-- WRITTEN PROBLEM --
Print out every line, exactly as written.

_ _ _ _ _

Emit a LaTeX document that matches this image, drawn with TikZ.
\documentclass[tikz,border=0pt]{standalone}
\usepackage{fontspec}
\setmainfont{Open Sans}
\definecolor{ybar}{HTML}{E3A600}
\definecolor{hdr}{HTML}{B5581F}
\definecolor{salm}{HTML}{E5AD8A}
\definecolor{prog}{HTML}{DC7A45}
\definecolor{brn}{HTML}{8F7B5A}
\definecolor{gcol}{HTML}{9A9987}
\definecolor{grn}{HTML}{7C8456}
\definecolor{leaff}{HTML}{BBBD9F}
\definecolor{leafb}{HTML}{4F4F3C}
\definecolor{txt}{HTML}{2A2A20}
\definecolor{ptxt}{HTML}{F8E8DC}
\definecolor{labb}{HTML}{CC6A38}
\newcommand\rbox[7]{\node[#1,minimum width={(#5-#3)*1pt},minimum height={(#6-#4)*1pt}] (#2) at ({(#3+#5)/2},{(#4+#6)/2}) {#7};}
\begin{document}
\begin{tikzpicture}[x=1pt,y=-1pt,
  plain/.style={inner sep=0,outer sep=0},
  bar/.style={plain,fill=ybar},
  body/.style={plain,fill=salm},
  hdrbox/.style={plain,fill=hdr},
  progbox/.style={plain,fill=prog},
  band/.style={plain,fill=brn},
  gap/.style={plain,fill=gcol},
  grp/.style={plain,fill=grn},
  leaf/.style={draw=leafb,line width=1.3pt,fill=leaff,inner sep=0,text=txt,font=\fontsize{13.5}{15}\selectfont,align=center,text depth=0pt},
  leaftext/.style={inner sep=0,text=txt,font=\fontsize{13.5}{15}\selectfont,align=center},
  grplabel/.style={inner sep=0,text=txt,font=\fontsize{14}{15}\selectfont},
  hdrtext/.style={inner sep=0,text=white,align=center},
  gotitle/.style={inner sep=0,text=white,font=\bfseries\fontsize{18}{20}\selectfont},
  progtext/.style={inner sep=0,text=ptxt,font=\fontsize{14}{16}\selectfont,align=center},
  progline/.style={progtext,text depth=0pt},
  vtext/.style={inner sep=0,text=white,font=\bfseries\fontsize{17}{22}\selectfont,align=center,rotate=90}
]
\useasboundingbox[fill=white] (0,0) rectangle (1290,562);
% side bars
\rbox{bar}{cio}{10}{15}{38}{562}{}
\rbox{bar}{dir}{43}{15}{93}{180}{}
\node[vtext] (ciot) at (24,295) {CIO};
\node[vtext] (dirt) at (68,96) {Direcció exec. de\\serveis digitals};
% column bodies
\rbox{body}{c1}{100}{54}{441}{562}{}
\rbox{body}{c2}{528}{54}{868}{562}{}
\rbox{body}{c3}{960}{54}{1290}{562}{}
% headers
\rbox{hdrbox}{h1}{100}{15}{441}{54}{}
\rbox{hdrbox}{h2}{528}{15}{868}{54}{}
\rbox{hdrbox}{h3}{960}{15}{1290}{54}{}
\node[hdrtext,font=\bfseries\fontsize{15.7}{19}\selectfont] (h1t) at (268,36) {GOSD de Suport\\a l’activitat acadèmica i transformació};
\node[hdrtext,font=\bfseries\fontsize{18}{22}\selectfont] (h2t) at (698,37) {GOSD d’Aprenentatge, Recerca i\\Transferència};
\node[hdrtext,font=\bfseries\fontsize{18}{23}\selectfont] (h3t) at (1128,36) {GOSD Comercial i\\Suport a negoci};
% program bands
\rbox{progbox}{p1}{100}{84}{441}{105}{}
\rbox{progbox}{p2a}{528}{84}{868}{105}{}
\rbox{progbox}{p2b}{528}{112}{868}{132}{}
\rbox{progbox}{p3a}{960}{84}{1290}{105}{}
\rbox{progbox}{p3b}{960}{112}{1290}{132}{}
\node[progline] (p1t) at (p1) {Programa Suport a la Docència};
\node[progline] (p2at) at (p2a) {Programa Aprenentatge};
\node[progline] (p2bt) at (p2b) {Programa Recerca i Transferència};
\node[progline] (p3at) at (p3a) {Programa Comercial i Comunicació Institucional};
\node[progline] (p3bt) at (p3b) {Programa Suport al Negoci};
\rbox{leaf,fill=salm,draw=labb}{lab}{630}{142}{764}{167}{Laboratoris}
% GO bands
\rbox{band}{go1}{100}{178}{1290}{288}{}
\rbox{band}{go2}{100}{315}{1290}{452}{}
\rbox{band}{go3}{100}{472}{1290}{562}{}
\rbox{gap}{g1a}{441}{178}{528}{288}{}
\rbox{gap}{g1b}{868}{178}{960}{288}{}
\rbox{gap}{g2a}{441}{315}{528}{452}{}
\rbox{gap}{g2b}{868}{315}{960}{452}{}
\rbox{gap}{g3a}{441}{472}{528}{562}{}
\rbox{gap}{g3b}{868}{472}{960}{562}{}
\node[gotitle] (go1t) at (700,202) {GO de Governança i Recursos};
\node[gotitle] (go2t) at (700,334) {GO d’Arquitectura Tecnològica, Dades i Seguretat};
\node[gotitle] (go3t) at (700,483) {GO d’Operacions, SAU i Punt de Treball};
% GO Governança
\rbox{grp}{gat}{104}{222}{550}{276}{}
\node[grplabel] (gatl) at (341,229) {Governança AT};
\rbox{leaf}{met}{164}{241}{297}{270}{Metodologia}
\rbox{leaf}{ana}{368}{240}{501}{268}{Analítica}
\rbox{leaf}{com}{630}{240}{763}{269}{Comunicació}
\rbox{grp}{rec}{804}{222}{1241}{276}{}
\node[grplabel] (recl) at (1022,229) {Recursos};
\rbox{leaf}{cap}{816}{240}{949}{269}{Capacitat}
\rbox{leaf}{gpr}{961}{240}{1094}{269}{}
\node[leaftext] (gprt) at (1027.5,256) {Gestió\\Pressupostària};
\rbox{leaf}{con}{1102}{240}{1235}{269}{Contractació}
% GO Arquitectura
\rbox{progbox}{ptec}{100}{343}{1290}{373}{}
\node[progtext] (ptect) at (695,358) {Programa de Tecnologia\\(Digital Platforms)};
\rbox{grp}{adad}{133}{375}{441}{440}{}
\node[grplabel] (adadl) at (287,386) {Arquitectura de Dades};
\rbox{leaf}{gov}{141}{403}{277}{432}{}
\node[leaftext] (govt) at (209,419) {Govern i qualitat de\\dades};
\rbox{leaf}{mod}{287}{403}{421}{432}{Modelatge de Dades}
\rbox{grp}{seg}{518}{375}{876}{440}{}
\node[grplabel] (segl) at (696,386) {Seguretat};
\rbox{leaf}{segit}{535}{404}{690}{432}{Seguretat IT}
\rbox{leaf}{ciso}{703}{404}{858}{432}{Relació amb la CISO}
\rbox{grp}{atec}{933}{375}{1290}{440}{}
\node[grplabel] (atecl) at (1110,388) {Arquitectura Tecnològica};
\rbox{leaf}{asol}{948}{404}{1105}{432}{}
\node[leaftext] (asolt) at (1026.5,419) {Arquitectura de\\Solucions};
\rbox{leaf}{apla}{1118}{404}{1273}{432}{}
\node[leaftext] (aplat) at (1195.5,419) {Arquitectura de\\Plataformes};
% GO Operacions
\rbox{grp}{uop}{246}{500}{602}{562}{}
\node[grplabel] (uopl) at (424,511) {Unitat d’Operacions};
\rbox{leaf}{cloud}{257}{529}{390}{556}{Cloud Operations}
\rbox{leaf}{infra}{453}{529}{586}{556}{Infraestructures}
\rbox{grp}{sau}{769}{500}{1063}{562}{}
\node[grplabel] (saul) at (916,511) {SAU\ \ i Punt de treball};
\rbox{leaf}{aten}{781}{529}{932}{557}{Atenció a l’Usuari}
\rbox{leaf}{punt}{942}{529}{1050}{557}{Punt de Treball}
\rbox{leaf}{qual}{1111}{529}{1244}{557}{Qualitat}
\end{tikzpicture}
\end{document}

_ _ _ _ _

-- REPLY --
Emit a LaTeX document that matches this image, drawn with TikZ.
\documentclass[tikz,border=0pt]{standalone}
\usepackage{fontspec}
\setmainfont{Open Sans}
\definecolor{ybar}{HTML}{E3A600}
\definecolor{hdr}{HTML}{B5581F}
\definecolor{salm}{HTML}{E5AD8A}
\definecolor{prog}{HTML}{DC7A45}
\definecolor{brn}{HTML}{8F7B5A}
\definecolor{gcol}{HTML}{9A9987}
\definecolor{grn}{HTML}{7C8456}
\definecolor{leaff}{HTML}{BBBD9F}
\definecolor{leafb}{HTML}{4F4F3C}
\definecolor{txt}{HTML}{2A2A20}
\definecolor{ptxt}{HTML}{F8E8DC}
\definecolor{labb}{HTML}{CC6A38}
\newcommand\rbox[7]{\node[#1,minimum width={(#5-#3)*1pt},minimum height={(#6-#4)*1pt}] (#2) at ({(#3+#5)/2},{(#4+#6)/2}) {#7};}
\begin{document}
\begin{tikzpicture}[x=1pt,y=-1pt,
  plain/.style={inner sep=0,outer sep=0},
  bar/.style={plain,fill=ybar},
  body/.style={plain,fill=salm},
  hdrbox/.style={plain,fill=hdr},
  progbox/.style={plain,fill=prog},
  band/.style={plain,fill=brn},
  gap/.style={plain,fill=gcol},
  grp/.style={plain,fill=grn},
  leaf/.style={draw=leafb,line width=1.3pt,fill=leaff,inner sep=0,text=txt,font=\fontsize{13.5}{15}\selectfont,align=center,text depth=0pt},
  leaftext/.style={inner sep=0,text=txt,font=\fontsize{13.5}{15}\selectfont,align=center},
  grplabel/.style={inner sep=0,text=txt,font=\fontsize{14}{15}\selectfont},
  hdrtext/.style={inner sep=0,text=white,align=center},
  gotitle/.style={inner sep=0,text=white,font=\bfseries\fontsize{18}{20}\selectfont},
  progtext/.style={inner sep=0,text=ptxt,font=\fontsize{14}{16}\selectfont,align=center},
  progline/.style={progtext,text depth=0pt},
  vtext/.style={inner sep=0,text=white,font=\bfseries\fontsize{17}{22}\selectfont,align=center,rotate=90}
]
\useasboundingbox[fill=white] (0,0) rectangle (1290,562);
% side bars
\rbox{bar}{cio}{10}{15}{38}{562}{}
\rbox{bar}{dir}{43}{15}{93}{180}{}
\node[vtext] (ciot) at (24,295) {CIO};
\node[vtext] (dirt) at (68,96) {Direcció exec. de\\serveis digitals};
% column bodies
\rbox{body}{c1}{100}{54}{441}{562}{}
\rbox{body}{c2}{528}{54}{868}{562}{}
\rbox{body}{c3}{960}{54}{1290}{562}{}
% headers
\rbox{hdrbox}{h1}{100}{15}{441}{54}{}
\rbox{hdrbox}{h2}{528}{15}{868}{54}{}
\rbox{hdrbox}{h3}{960}{15}{1290}{54}{}
\node[hdrtext,font=\bfseries\fontsize{15.7}{19}\selectfont] (h1t) at (268,36) {GOSD de Suport\\a l’activitat acadèmica i transformació};
\node[hdrtext,font=\bfseries\fontsize{18}{22}\selectfont] (h2t) at (698,37) {GOSD d’Aprenentatge, Recerca i\\Transferència};
\node[hdrtext,font=\bfseries\fontsize{18}{23}\selectfont] (h3t) at (1128,36) {GOSD Comercial i\\Suport a negoci};
% program bands
\rbox{progbox}{p1}{100}{84}{441}{105}{}
\rbox{progbox}{p2a}{528}{84}{868}{105}{}
\rbox{progbox}{p2b}{528}{112}{868}{132}{}
\rbox{progbox}{p3a}{960}{84}{1290}{105}{}
\rbox{progbox}{p3b}{960}{112}{1290}{132}{}
\node[progline] (p1t) at (p1) {Programa Suport a la Docència};
\node[progline] (p2at) at (p2a) {Programa Aprenentatge};
\node[progline] (p2bt) at (p2b) {Programa Recerca i Transferència};
\node[progline] (p3at) at (p3a) {Programa Comercial i Comunicació Institucional};
\node[progline] (p3bt) at (p3b) {Programa Suport al Negoci};
\rbox{leaf,fill=salm,draw=labb}{lab}{630}{142}{764}{167}{Laboratoris}
% GO bands
\rbox{band}{go1}{100}{178}{1290}{288}{}
\rbox{band}{go2}{100}{315}{1290}{452}{}
\rbox{band}{go3}{100}{472}{1290}{562}{}
\rbox{gap}{g1a}{441}{178}{528}{288}{}
\rbox{gap}{g1b}{868}{178}{960}{288}{}
\rbox{gap}{g2a}{441}{315}{528}{452}{}
\rbox{gap}{g2b}{868}{315}{960}{452}{}
\rbox{gap}{g3a}{441}{472}{528}{562}{}
\rbox{gap}{g3b}{868}{472}{960}{562}{}
\node[gotitle] (go1t) at (700,202) {GO de Governança i Recursos};
\node[gotitle] (go2t) at (700,334) {GO d’Arquitectura Tecnològica, Dades i Seguretat};
\node[gotitle] (go3t) at (700,483) {GO d’Operacions, SAU i Punt de Treball};
% GO Governança
\rbox{grp}{gat}{104}{222}{550}{276}{}
\node[grplabel] (gatl) at (341,229) {Governança AT};
\rbox{leaf}{met}{164}{241}{297}{270}{Metodologia}
\rbox{leaf}{ana}{368}{240}{501}{268}{Analítica}
\rbox{leaf}{com}{630}{240}{763}{269}{Comunicació}
\rbox{grp}{rec}{804}{222}{1241}{276}{}
\node[grplabel] (recl) at (1022,229) {Recursos};
\rbox{leaf}{cap}{816}{240}{949}{269}{Capacitat}
\rbox{leaf}{gpr}{961}{240}{1094}{269}{}
\node[leaftext] (gprt) at (1027.5,256) {Gestió\\Pressupostària};
\rbox{leaf}{con}{1102}{240}{1235}{269}{Contractació}
% GO Arquitectura
\rbox{progbox}{ptec}{100}{343}{1290}{373}{}
\node[progtext] (ptect) at (695,358) {Programa de Tecnologia\\(Digital Platforms)};
\rbox{grp}{adad}{133}{375}{441}{440}{}
\node[grplabel] (adadl) at (287,386) {Arquitectura de Dades};
\rbox{leaf}{gov}{141}{403}{277}{432}{}
\node[leaftext] (govt) at (209,419) {Govern i qualitat de\\dades};
\rbox{leaf}{mod}{287}{403}{421}{432}{Modelatge de Dades}
\rbox{grp}{seg}{518}{375}{876}{440}{}
\node[grplabel] (segl) at (696,386) {Seguretat};
\rbox{leaf}{segit}{535}{404}{690}{432}{Seguretat IT}
\rbox{leaf}{ciso}{703}{404}{858}{432}{Relació amb la CISO}
\rbox{grp}{atec}{933}{375}{1290}{440}{}
\node[grplabel] (atecl) at (1110,388) {Arquitectura Tecnològica};
\rbox{leaf}{asol}{948}{404}{1105}{432}{}
\node[leaftext] (asolt) at (1026.5,419) {Arquitectura de\\Solucions};
\rbox{leaf}{apla}{1118}{404}{1273}{432}{}
\node[leaftext] (aplat) at (1195.5,419) {Arquitectura de\\Plataformes};
% GO Operacions
\rbox{grp}{uop}{246}{500}{602}{562}{}
\node[grplabel] (uopl) at (424,511) {Unitat d’Operacions};
\rbox{leaf}{cloud}{257}{529}{390}{556}{Cloud Operations}
\rbox{leaf}{infra}{453}{529}{586}{556}{Infraestructures}
\rbox{grp}{sau}{769}{500}{1063}{562}{}
\node[grplabel] (saul) at (916,511) {SAU\ \ i Punt de treball};
\rbox{leaf}{aten}{781}{529}{932}{557}{Atenció a l’Usuari}
\rbox{leaf}{punt}{942}{529}{1050}{557}{Punt de Treball}
\rbox{leaf}{qual}{1111}{529}{1244}{557}{Qualitat}
\end{tikzpicture}
\end{document}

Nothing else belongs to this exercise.